*** DATA LINES

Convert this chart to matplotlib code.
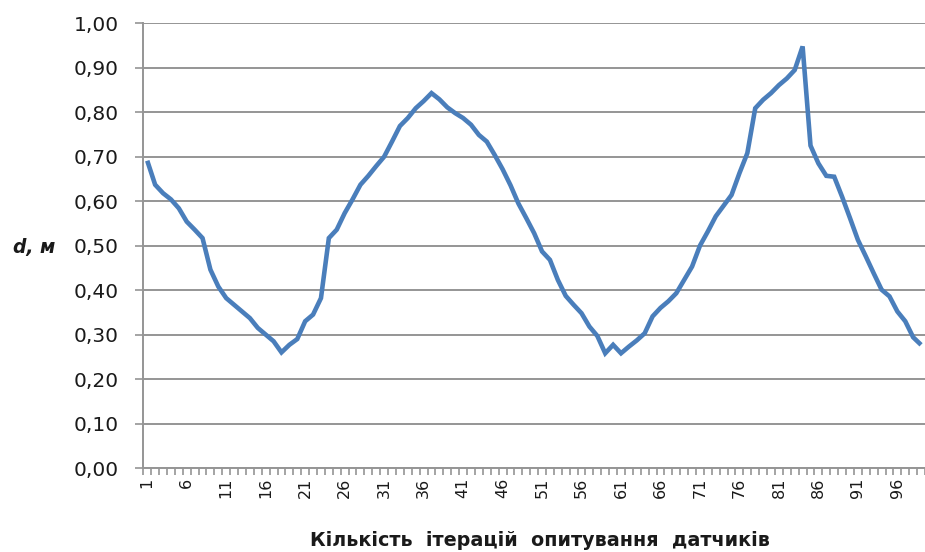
import matplotlib
matplotlib.use("Agg")
import matplotlib.pyplot as plt
import numpy as np

iterations = list(range(1, 100))
distance_m = [
    0.691, 0.637, 0.618, 0.604, 0.584, 0.554, 0.536, 0.517, 0.446, 0.408,
    0.382, 0.367, 0.352, 0.337, 0.315, 0.300, 0.285, 0.260, 0.277, 0.290,
    0.330, 0.345, 0.382, 0.517, 0.536, 0.573, 0.604, 0.637, 0.657, 0.679,
    0.700, 0.734, 0.769, 0.787, 0.809, 0.825, 0.843, 0.829, 0.811, 0.798,
    0.787, 0.772, 0.749, 0.734, 0.704, 0.672, 0.636, 0.595, 0.562, 0.528,
    0.487, 0.468, 0.423, 0.387, 0.367, 0.348, 0.318, 0.297, 0.258, 0.277,
    0.258, 0.273, 0.287, 0.303, 0.341, 0.360, 0.375, 0.393, 0.423, 0.453,
    0.500, 0.532, 0.566, 0.590, 0.614, 0.663, 0.708, 0.809, 0.828, 0.843,
    0.861, 0.876, 0.895, 0.948, 0.725, 0.685, 0.657, 0.655, 0.610, 0.562,
    0.513, 0.476, 0.438, 0.401, 0.386, 0.352, 0.330, 0.294, 0.277,
]
y_ticks = [0.0, 0.1, 0.2, 0.3, 0.4, 0.5, 0.6, 0.7, 0.8, 0.9, 1.0]
x_labels = list(range(1, 100, 5))
x_title = "Кількість  ітерацій  опитування  датчиків"
y_title = "d, м"

W, H = 925, 552
fig = plt.figure(figsize=(W / 100, H / 100), dpi=100)
left, right, top, bottom = 143.3, 925.0, 23.3, 468.0
ax = fig.add_axes([left / W, 1 - bottom / H, (right - left) / W, (bottom - top) / H])

grid_c = "#959595"
ax.plot(iterations, distance_m, color="#4a7ebb", lw=3.3, solid_joinstyle="miter",
        solid_capstyle="butt", zorder=3)

ax.set_xlim(0.5, len(iterations) + 0.5)
ax.set_ylim(0, 1.0)
ax.set_yticks(y_ticks)
ax.set_yticklabels([f"{v:.2f}".replace(".", ",") for v in y_ticks],
                   fontsize=14.5, color="#1a1a1a")
ax.yaxis.grid(True, color=grid_c, lw=1.4)
ax.set_axisbelow(True)

ax.set_xticks(x_labels)
ax.set_xticklabels([str(v) for v in x_labels], rotation=90, fontsize=11.5, color="#1a1a1a")
ax.set_xticks(np.arange(0.5, len(iterations) + 1, 1.0), minor=True)
ax.tick_params(axis="x", which="major", length=0, pad=7)
ax.tick_params(axis="x", which="minor", length=5, width=1.2, color=grid_c)
ax.tick_params(axis="y", which="major", length=5.5, width=1.2, color=grid_c, pad=12)

for s in ["top", "right"]:
    ax.spines[s].set_visible(False)
for s in ["left", "bottom"]:
    ax.spines[s].set_color(grid_c)
    ax.spines[s].set_linewidth(1.4)

fig.text(540 / W, 1 - 540 / H, x_title, ha="center", va="center",
         fontsize=13.8, fontweight="bold", color="#1a1a1a")
fig.text(34 / W, 1 - 248 / H, y_title, ha="center", va="center",
         fontsize=13.5, fontweight="bold", fontstyle="italic", color="#1a1a1a")

fig.savefig("out.png", dpi=100)
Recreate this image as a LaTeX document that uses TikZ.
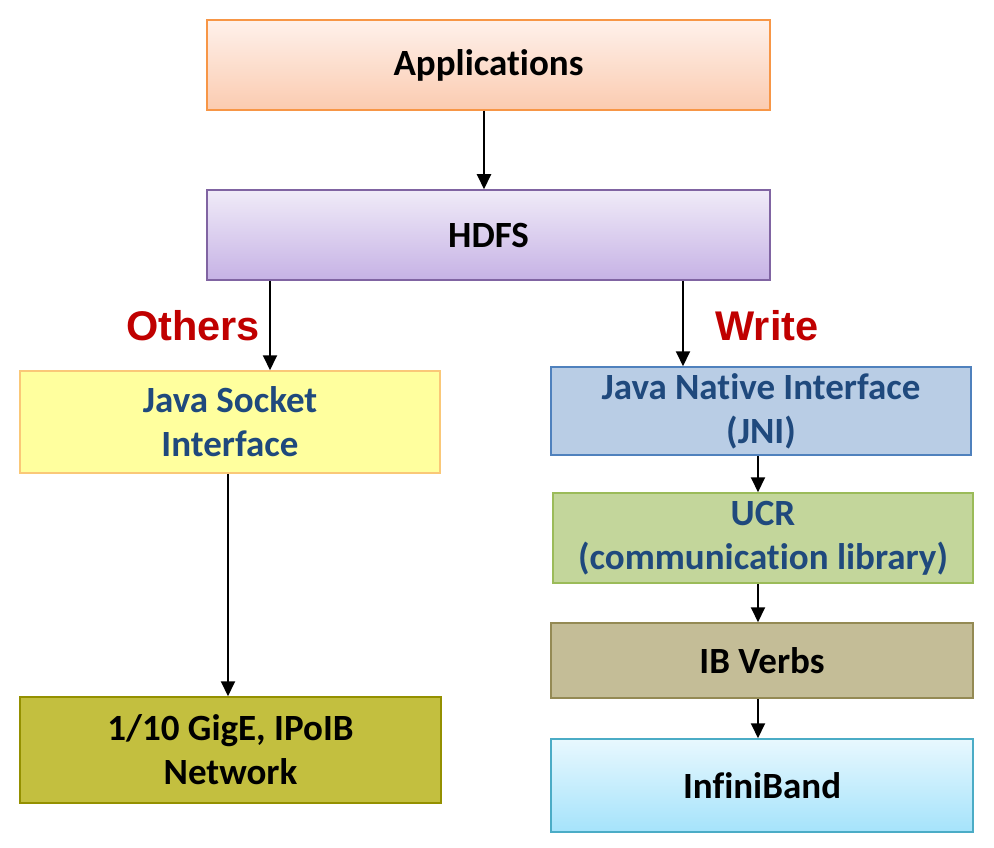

******

Excluding the pictures, restate the records above word for word.

> _SOLVED EXERCISE_
Convert this chart to matplotlib code.
import matplotlib
matplotlib.use("Agg")
import matplotlib.pyplot as plt
import numpy as np

iterations = list(range(1, 100))
distance_m = [
    0.691, 0.637, 0.618, 0.604, 0.584, 0.554, 0.536, 0.517, 0.446, 0.408,
    0.382, 0.367, 0.352, 0.337, 0.315, 0.300, 0.285, 0.260, 0.277, 0.290,
    0.330, 0.345, 0.382, 0.517, 0.536, 0.573, 0.604, 0.637, 0.657, 0.679,
    0.700, 0.734, 0.769, 0.787, 0.809, 0.825, 0.843, 0.829, 0.811, 0.798,
    0.787, 0.772, 0.749, 0.734, 0.704, 0.672, 0.636, 0.595, 0.562, 0.528,
    0.487, 0.468, 0.423, 0.387, 0.367, 0.348, 0.318, 0.297, 0.258, 0.277,
    0.258, 0.273, 0.287, 0.303, 0.341, 0.360, 0.375, 0.393, 0.423, 0.453,
    0.500, 0.532, 0.566, 0.590, 0.614, 0.663, 0.708, 0.809, 0.828, 0.843,
    0.861, 0.876, 0.895, 0.948, 0.725, 0.685, 0.657, 0.655, 0.610, 0.562,
    0.513, 0.476, 0.438, 0.401, 0.386, 0.352, 0.330, 0.294, 0.277,
]
y_ticks = [0.0, 0.1, 0.2, 0.3, 0.4, 0.5, 0.6, 0.7, 0.8, 0.9, 1.0]
x_labels = list(range(1, 100, 5))
x_title = "Кількість  ітерацій  опитування  датчиків"
y_title = "d, м"

W, H = 925, 552
fig = plt.figure(figsize=(W / 100, H / 100), dpi=100)
left, right, top, bottom = 143.3, 925.0, 23.3, 468.0
ax = fig.add_axes([left / W, 1 - bottom / H, (right - left) / W, (bottom - top) / H])

grid_c = "#959595"
ax.plot(iterations, distance_m, color="#4a7ebb", lw=3.3, solid_joinstyle="miter",
        solid_capstyle="butt", zorder=3)

ax.set_xlim(0.5, len(iterations) + 0.5)
ax.set_ylim(0, 1.0)
ax.set_yticks(y_ticks)
ax.set_yticklabels([f"{v:.2f}".replace(".", ",") for v in y_ticks],
                   fontsize=14.5, color="#1a1a1a")
ax.yaxis.grid(True, color=grid_c, lw=1.4)
ax.set_axisbelow(True)

ax.set_xticks(x_labels)
ax.set_xticklabels([str(v) for v in x_labels], rotation=90, fontsize=11.5, color="#1a1a1a")
ax.set_xticks(np.arange(0.5, len(iterations) + 1, 1.0), minor=True)
ax.tick_params(axis="x", which="major", length=0, pad=7)
ax.tick_params(axis="x", which="minor", length=5, width=1.2, color=grid_c)
ax.tick_params(axis="y", which="major", length=5.5, width=1.2, color=grid_c, pad=12)

for s in ["top", "right"]:
    ax.spines[s].set_visible(False)
for s in ["left", "bottom"]:
    ax.spines[s].set_color(grid_c)
    ax.spines[s].set_linewidth(1.4)

fig.text(540 / W, 1 - 540 / H, x_title, ha="center", va="center",
         fontsize=13.8, fontweight="bold", color="#1a1a1a")
fig.text(34 / W, 1 - 248 / H, y_title, ha="center", va="center",
         fontsize=13.5, fontweight="bold", fontstyle="italic", color="#1a1a1a")

fig.savefig("out.png", dpi=100)
Recreate this image as a LaTeX document that uses TikZ.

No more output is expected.